I would see old scars, fresh wounds, arms and legs covered in cigarette burns, broken toes or fingers, and extremely poor hygiene. We used the little funding we had to address these problems to the best of our ability. I couldn’t help the kids with the problems that they were having at home, but they greatly appreciated any small action we did for them; whether it was a band-aid, a warm meal, a hug, or a simple smile. Soon I began to feel like I was helping these kids not only physically but emotionally as well through the faith we shared.

To my surprise each child was excited for our daily religion lesson. The lesson may have included a trip to the church, a bible song, or a reading from the bible. All the kids would say that they were Catholic but had never been inside the community’s church. I had taught Sunday school at my home church for two years, but sharing my faith with the kids of Mandaree affected me in a larger way. Everything I taught or showed them was a brand new concept. They were willing to learn every prayer and I began to hear them singing the bible songs outside of church on their own time.

In five days the number of kids that wanted to receive their first communion the following Sunday doubled. It was so satisfying to help the kids understand and develop a connection with God. I came to understand that faith is caught not taught. The week flew by quickly and soon it was time for the kids to head back to their homes. I had never expected to be sad when the kids had to leave camp, but it turned out it was one of the hardest things I had ever had to do. I wanted to continue to learn more about them and help them every day, but I knew I had done as much as I could at that time.

The van ride home was full of reminiscing about our favorite campers and the funniest moments of the week.
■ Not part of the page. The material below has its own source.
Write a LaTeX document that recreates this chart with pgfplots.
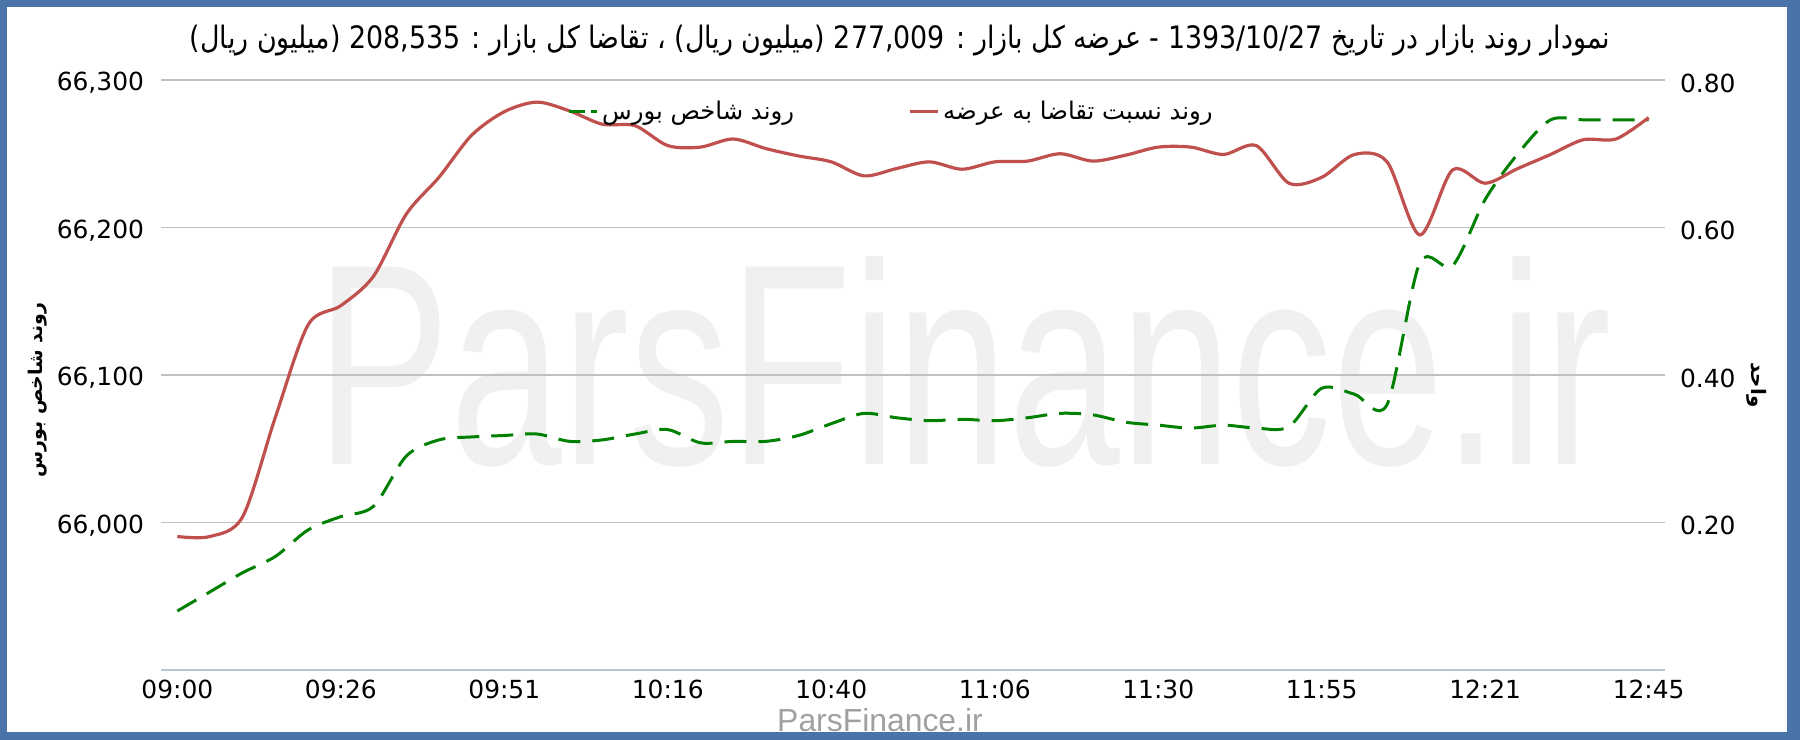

Most of the other church members came out of the experience being more grateful for what they had, but I believe I gained more out of this experience. The week in Mandaree showed me a new culture and helped me appreciate the smaller things in life. I had gone into the mission trip dreading every minute of it: the campers, my fellow church members, the uncomfortable living arrangements, and losing a piece of my summer.

I realized after arriving home that helping others is the best way I could have spent my summer; I had never felt as proud of myself as I did after I left Mandaree, North Dakota. I had helped kids who were hurting physically and/or emotionally. I shared my faith and helped them find God in their day to day lives. The kids of Mandaree helped me learn about myself and what God’s love is all about. I now realize that no matter what direction my life takes, I will always dedicate my time to helping others.